Qu’est-ce qui sépare cette dérive fascisante d’un gouvernant occasionnel d’une démocratie libérale (le macronisme) et un régime d’extrême-droite ?
Ceci :
Le régime ouvertement autoritaire supprime le recours au juge impartial et indépendant.
La justice doit devenir, ce qu’elle n’est pas en démocratie libérale, un instrument de sa répression des « marginaux » et des contestataires.
Le régime d’extrême-droite refuse la compétence de la cour européenne des droits de l’homme et met au pas les juridictions internes, comme le font tous les régimes de même nature dans lesquels les opposants se trouvent systématiquement condamnés à l’avance.
Plus concrètement encore, pour souligner la différence et faire comprendre la rupture radicale :
En Macronie, les lobbies tiennent l’état. Le président et son ministre de l’intérieur prononcent la dissolution des Soulèvements de la Terre au mépris de la probité.
Mais il existe un conseil d’état impartial pour annuler le décret de dissolution.
Dans un régime fascisant, il n’y a plus de recours effectif.

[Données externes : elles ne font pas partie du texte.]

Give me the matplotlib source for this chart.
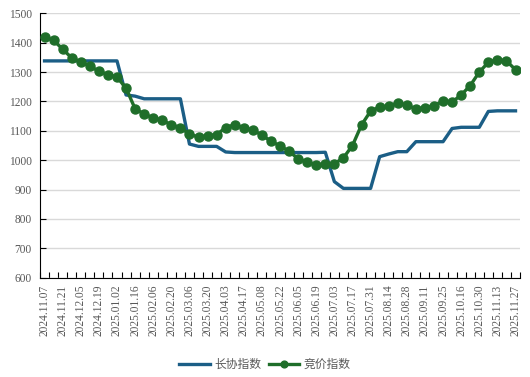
import numpy as np
import matplotlib
matplotlib.use("Agg")
import matplotlib.pyplot as plt

# weekly dates (holiday weeks 01.30, 05.01, 10.02 missing)
dates = ["2024.11.07", "2024.11.14", "2024.11.21", "2024.11.28", "2024.12.05", "2024.12.12",
         "2024.12.19", "2024.12.26", "2025.01.02", "2025.01.09", "2025.01.16", "2025.01.23",
         "2025.02.06", "2025.02.13", "2025.02.20", "2025.02.27", "2025.03.06", "2025.03.13",
         "2025.03.20", "2025.03.27", "2025.04.03", "2025.04.10", "2025.04.17", "2025.04.24",
         "2025.05.08", "2025.05.15", "2025.05.22", "2025.05.29", "2025.06.05", "2025.06.12",
         "2025.06.19", "2025.06.26", "2025.07.03", "2025.07.10", "2025.07.17", "2025.07.24",
         "2025.07.31", "2025.08.07", "2025.08.14", "2025.08.21", "2025.08.28", "2025.09.04",
         "2025.09.11", "2025.09.18", "2025.09.25", "2025.10.09", "2025.10.16", "2025.10.23",
         "2025.10.30", "2025.11.06", "2025.11.13", "2025.11.20", "2025.11.27"]

long_term = [1338, 1338, 1338, 1338, 1338, 1338, 1338, 1338, 1338, 1222,
             1218, 1209, 1209, 1209, 1209, 1209, 1055, 1047, 1047, 1047,
             1028, 1026, 1026, 1026, 1026, 1026, 1026, 1026, 1026, 1026,
             1026, 1027, 927, 904, 904, 904, 904, 1012, 1021, 1029,
             1029, 1063, 1063, 1063, 1063, 1108, 1112, 1112, 1112, 1166,
             1168, 1168, 1168]

auction = [1418, 1408, 1378, 1348, 1335, 1320, 1303, 1291, 1283, 1245,
           1175, 1157, 1144, 1136, 1120, 1111, 1088, 1079, 1083, 1087,
           1111, 1121, 1110, 1102, 1086, 1064, 1049, 1030, 1005, 994,
           984, 986, 988, 1008, 1050, 1120, 1167, 1181, 1183, 1196,
           1187, 1175, 1179, 1186, 1201, 1198, 1222, 1254, 1300, 1333,
           1342, 1338, 1308]

blue = "#1b5e86"
green = "#1f6e2a"
grey = "#595959"

fig = plt.figure(figsize=(5.3, 3.77), dpi=100)
ax = fig.add_axes([0.0755, 0.2634, 0.9057, 0.7013])

x = np.arange(len(dates)) + 0.5
ax.plot(x, long_term, color=blue, lw=2.4, label="长协指数", zorder=3)
ax.plot(x, auction, color=green, lw=2.4, marker="o", ms=6.5, label="竞价指数", zorder=4)

ax.set_xlim(0, len(dates))
ax.set_ylim(600, 1500)
ax.set_yticks(np.arange(600, 1501, 100))
ax.grid(axis="y", color="#d9d9d9", lw=1)
ax.set_axisbelow(True)

for s in ["top", "right"]:
    ax.spines[s].set_visible(False)
ax.spines["left"].set_color("black")
ax.spines["bottom"].set_color("black")

# category boundaries get tick marks, every other category gets a label
ax.set_xticks(np.arange(len(dates) + 1))
ax.set_xticklabels([])
ax.set_xticks(x[::2], minor=True)
ax.set_xticklabels(dates[::2], minor=True, rotation=90)
ax.tick_params(axis="x", which="major", direction="in", length=4, color="black")
ax.tick_params(axis="x", which="minor", length=0, pad=5)
ax.tick_params(axis="y", direction="in", length=4, pad=6)

for lab in ax.get_xticklabels(minor=True) + ax.get_yticklabels():
    lab.set_fontfamily("Liberation Serif")
    lab.set_fontsize(8.3)
    lab.set_color(grey)

leg = fig.legend(loc="center", bbox_to_anchor=(0.5, 0.034), ncol=2, frameon=False,
                 handlelength=2.6, columnspacing=0.6, handletextpad=0.4, markerscale=0.75,
                 prop={"family": ["Noto Sans CJK SC", "DejaVu Sans"], "size": 8.5})
for t in leg.get_texts():
    t.set_color(grey)

fig.savefig("out.png", dpi=100)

Il n’y a plus de « république des juges » et le Peuple, c’est-à-dire la fraction qui bénéficie de ce qualificatif par le pouvoir, peut tout y compris piétiner les principes fondamentaux, asservir les minorités, bafouer la liberté de pensée et d’expression.
Les variantes du fascisme sont des césarismes démocratiques : un chef et une population soumise et majoritairement consentante.
Pour les fascistes, il y a un bon Peuple et un anti-peuple ramassis de rouges, de gauchistes, de terroristes, de voyous, d’animalistes qu’il faut réprimer.
Face à l’état autoritaire, pour défendre les droits de l’homme et les libertés publiques, les partis, les syndicats, les associations doivent s’unir par-delà les ridicules querelles d’égos, les inimitiés, les insuffisances, les nuances.
Bref, il convient de retrouver l’esprit de la Résistance, non pas pour exercer ce que souhaitent les fascistes - des violences - mais pour expliquer, alerter, informer les citoyens sur les périls.
J’admets que ce que j’explique ici, par sa complexité, ne sera guère présent à l’esprit des électeurs, mais mon devoir éthique est de le dire.